I'm
on the roof of my house, enjoying the view. To the north, about two miles away,
I can hear the announcer's voice booming from a loudspeaker across the East
Bench, as he calls the annual 4th of July rodeo. In fact we've had
three rodeos in three days. Three days of parades, too.
If I turn and face the other direction, to the south, I see almost nothing but the crumpled foothills of the Rockies, wrapped in blankets of Engelmann Spruce and lodgepole pine. On the high plateaus beyond, at over 10,000 feet, the snow has all but melted away, leaving thousands of acres of puddles across the tundra.

I
think people who are fond of nature have reason to feel a little extra happy on
patriotic holidays like this one. For well over half our nation's history, landscape
was a big part of what shaped how we saw ourselves as a people. Pundits
in the late 1700's predicted we would produce more artists than anywhere else
in the world, simply because of the time we spent rubbing elbows with the
woods. We had a national tree, and were awfully fond of it. (At the onset of
the Civil War, some said we should prune it back to stubs to show our state of
moral decline, having taken up arms against each other). In the early
1800's there was a great theological discussion going on in the East, involving orthodox and progressive clergy alike, centered on this question: Is nature
the hand voice of God? Or is nature God Himself?
One
of the most popular books of the 1880's was called Progress and Poverty, by Henry George.
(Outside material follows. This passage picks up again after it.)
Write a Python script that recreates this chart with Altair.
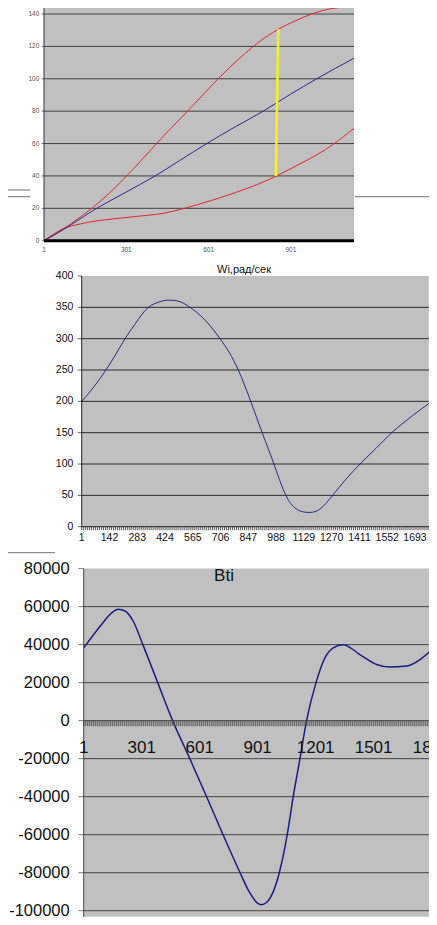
import altair as alt
import pandas as pd

# ---------------- Panel 1 (three curves + yellow segment) ----------------
p1_upper_x = [1, 60, 120, 175, 240, 302, 355, 411, 468, 524, 580, 636, 700, 764, 810, 855, 920, 977, 1055, 1131]
p1_upper_y = [0, 6.0, 13, 20, 29.5, 40, 49.5, 60, 70.2, 80, 90, 100, 110.5, 120, 125.8, 130.6, 136, 140, 143.5, 144.5]
p1_blue_x = [1, 71, 193, 300, 406, 500, 594, 700, 800, 900, 995, 1131]
p1_blue_y = [0, 6.8, 20, 30, 40, 50, 60, 70.5, 80, 90.5, 100, 112.7]
p1_lower_x = [1, 40, 71, 132, 193, 250, 314, 380, 436, 502, 560, 620, 700, 780, 849, 934, 1000, 1055, 1131]
p1_lower_y = [0, 4.5, 7.4, 10.3, 12.2, 13.4, 14.6, 15.7, 16.9, 19.5, 22.2, 25.3, 29.8, 34.8, 40, 47.5, 53.5, 59.5, 69.4]
p1_yellow = {"x": [846], "x2": [855], "y": [40], "y2": [130.6]}
p1_xdomain = [1, 1131]
p1_ydomain = [0, 146]
p1_yticks = [0, 20, 40, 60, 80, 100, 120, 140]
p1_xlabels = [1, 301, 601, 901]

# ---------------- Panel 2 (Wi) ----------------
p2_title = "Wi,рад/сек"
p2_x = [1, 60, 124, 170, 221, 271, 339, 390, 441, 490, 551, 620, 703, 750, 796, 859, 917, 977, 1005,
        1030, 1055, 1083, 1110, 1140, 1160, 1185, 1210, 1240, 1275, 1340, 1414, 1495, 1575, 1680, 1779]
p2_y = [200, 222, 250, 273, 300, 323, 350, 358, 361.5, 360, 350, 332, 300, 278, 250, 200, 150, 100, 75,
        55, 40, 30, 25, 23, 22.8, 24, 28, 37, 50, 75, 100, 125, 150, 177, 200]
p2_xdomain = [1, 1763]
p2_ydomain = [0, 400]
p2_yticks = [0, 50, 100, 150, 200, 250, 300, 350, 400]
p2_xlabels = [1, 142, 283, 424, 565, 706, 847, 988, 1129, 1270, 1411, 1552, 1693]

# ---------------- Panel 3 (Bti) ----------------
p3_title = "Bti"
p3_x = [1, 85, 154, 180, 215, 258, 307, 384, 461, 550, 637, 722, 810, 857, 900, 920, 947, 1013, 1054,
        1085, 1120, 1154, 1203, 1249, 1292, 1344, 1430, 1517, 1585, 1672, 1741, 1810, 1829]
p3_y = [38260, 49560, 57390, 58600, 57700, 52170, 40000, 20000, 0, -20000, -40000, -60000, -80000,
        -90000, -96000, -96860, -95650, -80000, -60000, -40000, -20000, 0, 20000, 33040, 38260, 40000,
        34780, 29560, 28170, 28700, 32170, 38260, 40500]
p3_xdomain = [1, 1787]
p3_ydomain = [-103200, 80000]
p3_yticks = [-100000, -80000, -60000, -40000, -20000, 0, 20000, 40000, 60000, 80000]
p3_xlabels = [1, 301, 601, 901, 1201, 1501, 1801]

W, H = 421, 909
FONT = "Liberation Sans"
GRAY = "#c0c0c0"


def panel(xd, yd, xs, ys, grid_vals, grid_color, yticks, ytick_len, ylab_dx, ylab_size, ylab_color,
          xticks, xtick_len, xtick_w, xlabels, xlab_dy, xlab_size, xlab_color, xdomain_width, axis_color,
          marks):
    bg = alt.Chart(pd.DataFrame({"x0": [xd[0]], "x1": [xd[1]], "y0": [yd[0]], "y1": [yd[1]]})).mark_rect(
        color=GRAY).encode(
        x=alt.X("x0:Q", scale=xs, axis=None), x2="x1:Q",
        y=alt.Y("y0:Q", scale=ys, axis=None), y2="y1:Q")
    grid = alt.Chart(pd.DataFrame({"v": grid_vals, "x0": xd[0], "x1": xd[1]})).mark_rule(
        color=grid_color, strokeWidth=1).encode(
        x=alt.X("x0:Q", axis=None), x2="x1:Q", y=alt.Y("v:Q", axis=None))
    ydf = pd.DataFrame({"v": yticks, "x0": xd[0], "t": [str(v) for v in yticks]})
    ytk = alt.Chart(ydf).mark_tick(orient="horizontal", size=ytick_len, thickness=1, color=axis_color,
                                   xOffset=-ytick_len / 2).encode(
        x=alt.X("x0:Q", axis=None), y=alt.Y("v:Q", axis=None))
    ylab = alt.Chart(ydf).mark_text(align="right", baseline="middle", dx=ylab_dx, font=FONT,
                                    fontSize=ylab_size, color=ylab_color).encode(
        x=alt.X("x0:Q", axis=None), y=alt.Y("v:Q", axis=None), text="t:N")
    ydom = alt.Chart(pd.DataFrame({"x0": [xd[0]], "y0": [yd[0]], "y1": [yd[1]]})).mark_rule(
        color=axis_color, strokeWidth=1).encode(
        x=alt.X("x0:Q", axis=None), y=alt.Y("y0:Q", axis=None), y2="y1:Q")
    layers = [bg, grid] + marks + [ytk, ylab, ydom]
    if xticks:
        xtk = alt.Chart(pd.DataFrame({"v": xticks, "y0": 0})).mark_tick(
            orient="vertical", size=xtick_len, thickness=xtick_w, color=axis_color,
            yOffset=xtick_len / 2).encode(
            x=alt.X("v:Q", axis=None), y=alt.Y("y0:Q", axis=None))
        layers.append(xtk)
    xdom = alt.Chart(pd.DataFrame({"x0": [xd[0]], "x1": [xd[1]], "y0": [0]})).mark_rule(
        color=axis_color if xdomain_width < 2 else "#000000", strokeWidth=xdomain_width).encode(
        x=alt.X("x0:Q", axis=None), x2="x1:Q", y=alt.Y("y0:Q", axis=None))
    xlab = alt.Chart(pd.DataFrame({"v": xlabels, "y0": 0, "t": [str(v) for v in xlabels]})).mark_text(
        align="center", baseline="top", dy=xlab_dy, font=FONT, fontSize=xlab_size, color=xlab_color).encode(
        x=alt.X("v:Q", axis=None), y=alt.Y("y0:Q", axis=None), text="t:N")
    layers += [xdom, xlab]
    return alt.layer(*layers)


def line(xv, yv, color, width):
    return alt.Chart(pd.DataFrame({"x": xv, "y": yv})).mark_line(
        color=color, strokeWidth=width, interpolate="monotone").encode(
        x=alt.X("x:Q", axis=None), y=alt.Y("y:Q", axis=None))


# ---------- Panel 1 ----------
p1_xs = alt.Scale(domain=p1_xdomain, range=[36, 346], nice=False, zero=False)
p1_ys = alt.Scale(domain=p1_ydomain, range=[232.7, -3.7], nice=False, zero=False)
p1_marks = [
    line(p1_lower_x, p1_lower_y, "#e0282e", 1),
    line(p1_upper_x, p1_upper_y, "#e0282e", 1),
    line(p1_blue_x, p1_blue_y, "#2a2a8c", 1),
    alt.Chart(pd.DataFrame(p1_yellow)).mark_rule(color="#f6f020", strokeWidth=2.6).encode(
        x=alt.X("x:Q", axis=None), x2="x2:Q", y=alt.Y("y:Q", axis=None), y2="y2:Q"),
]
panel1 = panel(p1_xdomain, p1_ydomain, p1_xs, p1_ys, p1_yticks[1:], "#404040",
               p1_yticks, 2.3, -4.7, 6.5, "#555555",
               None, 0, 1, p1_xlabels, 6.4, 6.5, "#555555", 3, "#333333", p1_marks)

# ---------- Panel 2 ----------
p2_ticks = [1 + i * 141 / 14 for i in range(176)]
p2_xs = alt.Scale(domain=p2_xdomain, range=[73.7, 420.8], nice=False, zero=False)
p2_ys = alt.Scale(domain=p2_ydomain, range=[518.7, 268], nice=False, zero=False)
p2_marks = [
    line(p2_x, p2_y, "#2a2a80", 1),
    alt.Chart(pd.DataFrame({"x": [825], "y": [400], "t": [p2_title]})).mark_text(
        font=FONT, fontSize=11, color="#111111", baseline="middle", align="center", dy=-6).encode(
        x=alt.X("x:Q", axis=None), y=alt.Y("y:Q", axis=None), text="t:N"),
]
panel2 = panel(p2_xdomain, p2_ydomain, p2_xs, p2_ys, p2_yticks[1:-1], "#2a2a2a",
               p2_yticks, 4, -8.3, 10.5, "#111111",
               p2_ticks, 3.5, 1.1, p2_xlabels, 6, 10.5, "#111111", 1, "#222222", p2_marks)

# ---------- Panel 3 ----------
p3_ticks = [1 + i * 10 for i in range(179)]
p3_xs = alt.Scale(domain=p3_xdomain, range=[75.7, 420.9], nice=False, zero=False)
p3_ys = alt.Scale(domain=p3_ydomain, range=[908.8, 560.6], nice=False, zero=False)
p3_marks = [
    line(p3_x, p3_y, "#1c1c82", 1.5),
    alt.Chart(pd.DataFrame({"x": [727], "y": [80000], "t": [p3_title]})).mark_text(
        font=FONT, fontSize=17, color="#111111", baseline="middle", align="center", dy=7.5).encode(
        x=alt.X("x:Q", axis=None), y=alt.Y("y:Q", axis=None), text="t:N"),
]
panel3 = panel(p3_xdomain, p3_ydomain, p3_xs, p3_ys,
               [v for v in p3_yticks if v not in (0, 80000)], "#444444",
               p3_yticks, 5.3, -14, 16.5, "#111111",
               p3_ticks, 5.5, 1.3, p3_xlabels, 19, 17, "#111111", 1, "#444444", p3_marks)

# ---------- chart-frame edges (decoration) ----------
one = pd.DataFrame({"a": [0]})
frames = alt.layer(
    alt.Chart(one).mark_rule(color="#707070", strokeWidth=1).encode(x=alt.value(347), x2=alt.value(421), y=alt.value(188.7)),
    alt.Chart(one).mark_rule(color="#707070", strokeWidth=1).encode(x=alt.value(0), x2=alt.value(22), y=alt.value(182)),
    alt.Chart(one).mark_rule(color="#707070", strokeWidth=1).encode(x=alt.value(0), x2=alt.value(22), y=alt.value(188.7)),
    alt.Chart(one).mark_rule(color="#707070", strokeWidth=1).encode(x=alt.value(0), x2=alt.value(47), y=alt.value(544.7)),
)

chart = alt.layer(panel1, panel2, panel3, frames).resolve_scale(
    x="independent", y="independent"
).properties(
    width=W, height=H, autosize=alt.AutoSizeParams(type="none"), padding=0, background="white"
).configure_view(stroke=None)

chart.save("out.html", embed_options={"renderer": "svg", "actions": False})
Like so many other authors
of his time, he finds a strong link between patriotism and the preservation of unfettered
land:
The free,
independent spirit, the energy and hopefulness that have marked our people are
not causes, but results. They have sprung from
unfenced land. Public domain has given a consciousness of freedom even to the
dweller in crowded cities, and has been a well-spring of hope even to those who
have never thought of taking refuge upon it.